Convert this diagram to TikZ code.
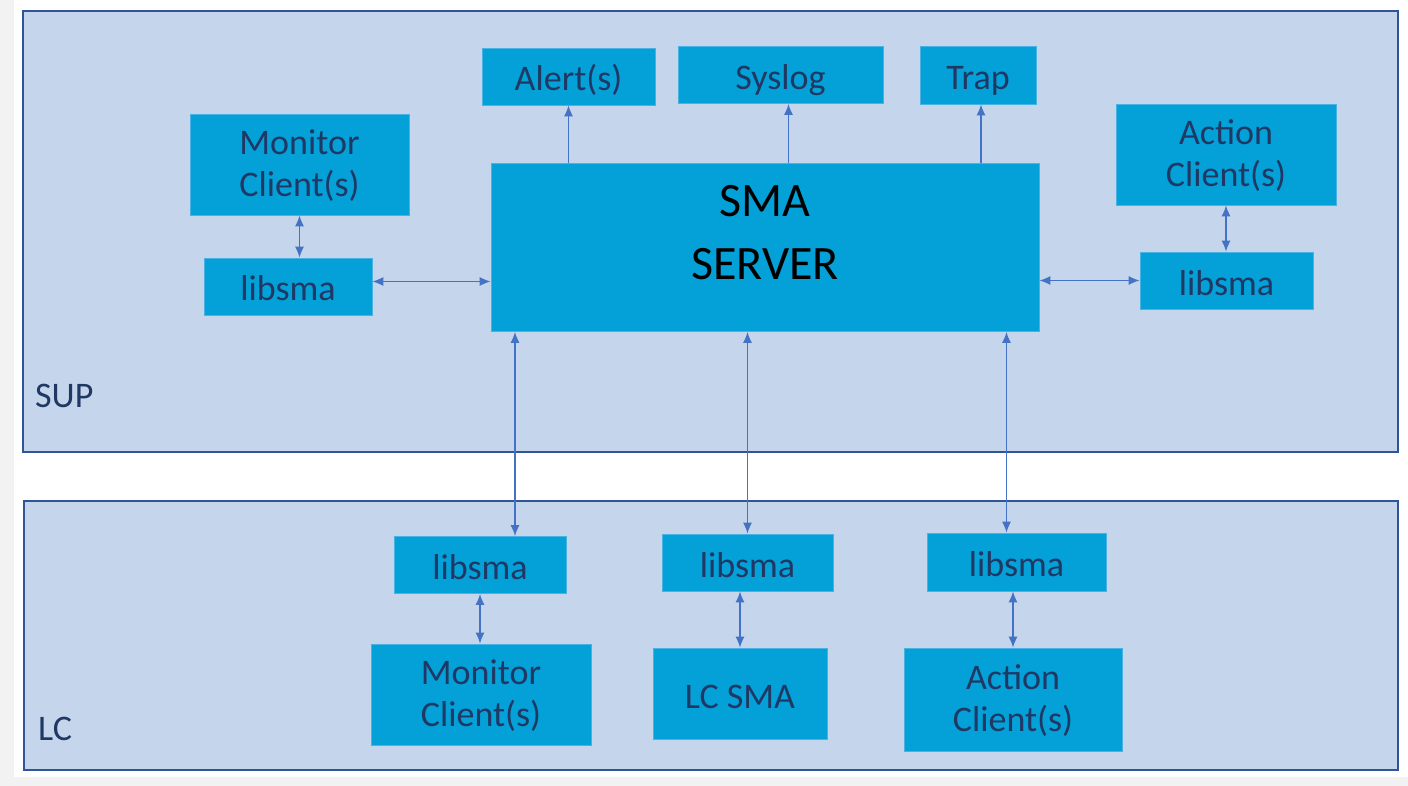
\documentclass[tikz,border=0pt]{standalone}
\usepackage{fontspec}
\setmainfont{Carlito}
\usetikzlibrary{arrows.meta}

\definecolor{pagegray}{RGB}{242,242,242}
\definecolor{panelfill}{RGB}{197,214,236}
\definecolor{panelline}{RGB}{47,85,151}
\definecolor{boxfill}{RGB}{4,160,216}
\definecolor{boxline}{RGB}{72,178,228}
\definecolor{txtblue}{RGB}{31,56,100}
\definecolor{arrowblue}{RGB}{68,114,196}

% fixed line height so every box centres on the same baseline
\newcommand\boxstrut{\rule[-6pt]{0pt}{41pt}}

\tikzset{
  panel/.style={draw=panelline, line width=2.5pt, fill=panelfill},
  panellbl/.style={text=txtblue, inner sep=0pt, font=\fontsize{36}{44}\selectfont},
  blk/.style={draw=boxline, line width=0.8pt, fill=boxfill, text=txtblue,
    align=center, inner sep=0pt, font=\fontsize{36}{42}\selectfont,
    execute at begin node=\boxstrut, execute at end node=\boxstrut},
  % two-line boxes
  blktwo/.style={blk, text height=72pt, text depth=8pt},
  conn/.style={draw=arrowblue, line width=1.3pt, -{Latex[length=11pt,width=9pt]}},
  biconn/.style={conn, {Latex[length=11pt,width=9pt]}-{Latex[length=11pt,width=9pt]}}
}

\begin{document}
\begin{tikzpicture}[x=1pt,y=-1pt]
\useasboundingbox (0,0) rectangle (1408,786);
% page
\fill[pagegray] (0,0) rectangle (1408,786);
\fill[white] (14,0) rectangle (1408,777);
% SUP and LC panels
\draw[panel] (23,11) rectangle (1398,452);
\draw[panel] (24,501) rectangle (1398,770);
\node[panellbl, anchor=base west] (suplbl) at (35,407) {SUP};
\node[panellbl, anchor=base west] (lclbl) at (38,740) {LC};

% SUP boxes
\node[blk, minimum width=548pt, minimum height=168pt] (sma) at (765,247.5) {};
\node[font=\fontsize{48}{63}\selectfont, align=center, inner sep=0pt] (smatxt)
  at ([yshift=15pt]sma.center) {SMA\\SERVER};
\node[blktwo, minimum width=219pt, minimum height=101pt] (monc) at (299.5,164.5) {Monitor\\Client(s)};
\node[blk, minimum width=168pt, minimum height=57pt] (libl) at (288,286.5) {libsma};
\node[blktwo, minimum width=220pt, minimum height=101pt] (actc) at (1226,154.5) {Action\\Client(s)};
\node[blk, minimum width=173pt, minimum height=57pt] (libr) at (1226.5,280.5) {libsma};
\node[blk, minimum width=173pt, minimum height=57pt] (alert) at (568.5,76.5) {Alert(s)};
\node[blk, minimum width=205pt, minimum height=57pt] (syslog) at (780.5,75) {Syslog};
\node[blk, minimum width=116pt, minimum height=58pt] (trap) at (978,75) {Trap};

% LC boxes
\node[blk, minimum width=172pt, minimum height=57pt] (lib1) at (480,565) {libsma};
\node[blk, minimum width=171pt, minimum height=57pt] (lib2) at (747.5,562.5) {libsma};
\node[blk, minimum width=179pt, minimum height=58pt] (lib3) at (1016.5,562) {libsma};
\node[blktwo, minimum width=220pt, minimum height=101pt] (monlc) at (481,694.5) {Monitor\\Client(s)};
\node[blk, minimum width=174pt, minimum height=91pt] (lcsma) at (740,693.5) {LC SMA};
\node[blktwo, minimum width=218pt, minimum height=103pt] (actlc) at (1013,699.5) {Action\\Client(s)};

% links on the SUP side
\draw[biconn] (monc.south) -- (monc.south |- libl.north);
\draw[biconn] ([yshift=5pt]libl.east) -- ([yshift=5pt]libl.east -| sma.west);
\draw[biconn] (sma.east |- libr.west) -- (libr.west);
\draw[biconn] (actc.south) -- (actc.south |- libr.north);
\draw[conn] (alert.south |- sma.north) -- (alert.south);
\draw[conn] ([xshift=8pt]syslog.south |- sma.north) -- ([xshift=8pt]syslog.south);
\draw[conn] ([xshift=3pt]trap.south |- sma.north) -- ([xshift=3pt]trap.south);

% server down to the LC libraries
\draw[biconn] ([xshift=35pt]lib1.north |- sma.south) -- ([xshift=35pt]lib1.north);
\draw[biconn] (lib2.north |- sma.south) -- (lib2.north);
\draw[biconn] ([xshift=-10pt]lib3.north |- sma.south) -- ([xshift=-10pt]lib3.north);

% links on the LC side
\draw[biconn] (lib1.south) -- (lib1.south |- monlc.north);
\draw[biconn] (lcsma.north |- lib2.south) -- (lcsma.north);
\draw[biconn] (actlc.north |- lib3.south) -- (actlc.north);
\end{tikzpicture}
\end{document}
◇ ◇ ◇ ◇ ◇
> TASK DESCRIPTION: Take the listing and print it again exactly, but without any pictures.

> ANSWER TO THE TASK:
Convert this diagram to TikZ code.
\documentclass[tikz,border=0pt]{standalone}
\usepackage{fontspec}
\setmainfont{Carlito}
\usetikzlibrary{arrows.meta}

\definecolor{pagegray}{RGB}{242,242,242}
\definecolor{panelfill}{RGB}{197,214,236}
\definecolor{panelline}{RGB}{47,85,151}
\definecolor{boxfill}{RGB}{4,160,216}
\definecolor{boxline}{RGB}{72,178,228}
\definecolor{txtblue}{RGB}{31,56,100}
\definecolor{arrowblue}{RGB}{68,114,196}

% fixed line height so every box centres on the same baseline
\newcommand\boxstrut{\rule[-6pt]{0pt}{41pt}}

\tikzset{
  panel/.style={draw=panelline, line width=2.5pt, fill=panelfill},
  panellbl/.style={text=txtblue, inner sep=0pt, font=\fontsize{36}{44}\selectfont},
  blk/.style={draw=boxline, line width=0.8pt, fill=boxfill, text=txtblue,
    align=center, inner sep=0pt, font=\fontsize{36}{42}\selectfont,
    execute at begin node=\boxstrut, execute at end node=\boxstrut},
  % two-line boxes
  blktwo/.style={blk, text height=72pt, text depth=8pt},
  conn/.style={draw=arrowblue, line width=1.3pt, -{Latex[length=11pt,width=9pt]}},
  biconn/.style={conn, {Latex[length=11pt,width=9pt]}-{Latex[length=11pt,width=9pt]}}
}

\begin{document}
\begin{tikzpicture}[x=1pt,y=-1pt]
\useasboundingbox (0,0) rectangle (1408,786);
% page
\fill[pagegray] (0,0) rectangle (1408,786);
\fill[white] (14,0) rectangle (1408,777);
% SUP and LC panels
\draw[panel] (23,11) rectangle (1398,452);
\draw[panel] (24,501) rectangle (1398,770);
\node[panellbl, anchor=base west] (suplbl) at (35,407) {SUP};
\node[panellbl, anchor=base west] (lclbl) at (38,740) {LC};

% SUP boxes
\node[blk, minimum width=548pt, minimum height=168pt] (sma) at (765,247.5) {};
\node[font=\fontsize{48}{63}\selectfont, align=center, inner sep=0pt] (smatxt)
  at ([yshift=15pt]sma.center) {SMA\\SERVER};
\node[blktwo, minimum width=219pt, minimum height=101pt] (monc) at (299.5,164.5) {Monitor\\Client(s)};
\node[blk, minimum width=168pt, minimum height=57pt] (libl) at (288,286.5) {libsma};
\node[blktwo, minimum width=220pt, minimum height=101pt] (actc) at (1226,154.5) {Action\\Client(s)};
\node[blk, minimum width=173pt, minimum height=57pt] (libr) at (1226.5,280.5) {libsma};
\node[blk, minimum width=173pt, minimum height=57pt] (alert) at (568.5,76.5) {Alert(s)};
\node[blk, minimum width=205pt, minimum height=57pt] (syslog) at (780.5,75) {Syslog};
\node[blk, minimum width=116pt, minimum height=58pt] (trap) at (978,75) {Trap};

% LC boxes
\node[blk, minimum width=172pt, minimum height=57pt] (lib1) at (480,565) {libsma};
\node[blk, minimum width=171pt, minimum height=57pt] (lib2) at (747.5,562.5) {libsma};
\node[blk, minimum width=179pt, minimum height=58pt] (lib3) at (1016.5,562) {libsma};
\node[blktwo, minimum width=220pt, minimum height=101pt] (monlc) at (481,694.5) {Monitor\\Client(s)};
\node[blk, minimum width=174pt, minimum height=91pt] (lcsma) at (740,693.5) {LC SMA};
\node[blktwo, minimum width=218pt, minimum height=103pt] (actlc) at (1013,699.5) {Action\\Client(s)};

% links on the SUP side
\draw[biconn] (monc.south) -- (monc.south |- libl.north);
\draw[biconn] ([yshift=5pt]libl.east) -- ([yshift=5pt]libl.east -| sma.west);
\draw[biconn] (sma.east |- libr.west) -- (libr.west);
\draw[biconn] (actc.south) -- (actc.south |- libr.north);
\draw[conn] (alert.south |- sma.north) -- (alert.south);
\draw[conn] ([xshift=8pt]syslog.south |- sma.north) -- ([xshift=8pt]syslog.south);
\draw[conn] ([xshift=3pt]trap.south |- sma.north) -- ([xshift=3pt]trap.south);

% server down to the LC libraries
\draw[biconn] ([xshift=35pt]lib1.north |- sma.south) -- ([xshift=35pt]lib1.north);
\draw[biconn] (lib2.north |- sma.south) -- (lib2.north);
\draw[biconn] ([xshift=-10pt]lib3.north |- sma.south) -- ([xshift=-10pt]lib3.north);

% links on the LC side
\draw[biconn] (lib1.south) -- (lib1.south |- monlc.north);
\draw[biconn] (lcsma.north |- lib2.south) -- (lcsma.north);
\draw[biconn] (actlc.north |- lib3.south) -- (actlc.north);
\end{tikzpicture}
\end{document}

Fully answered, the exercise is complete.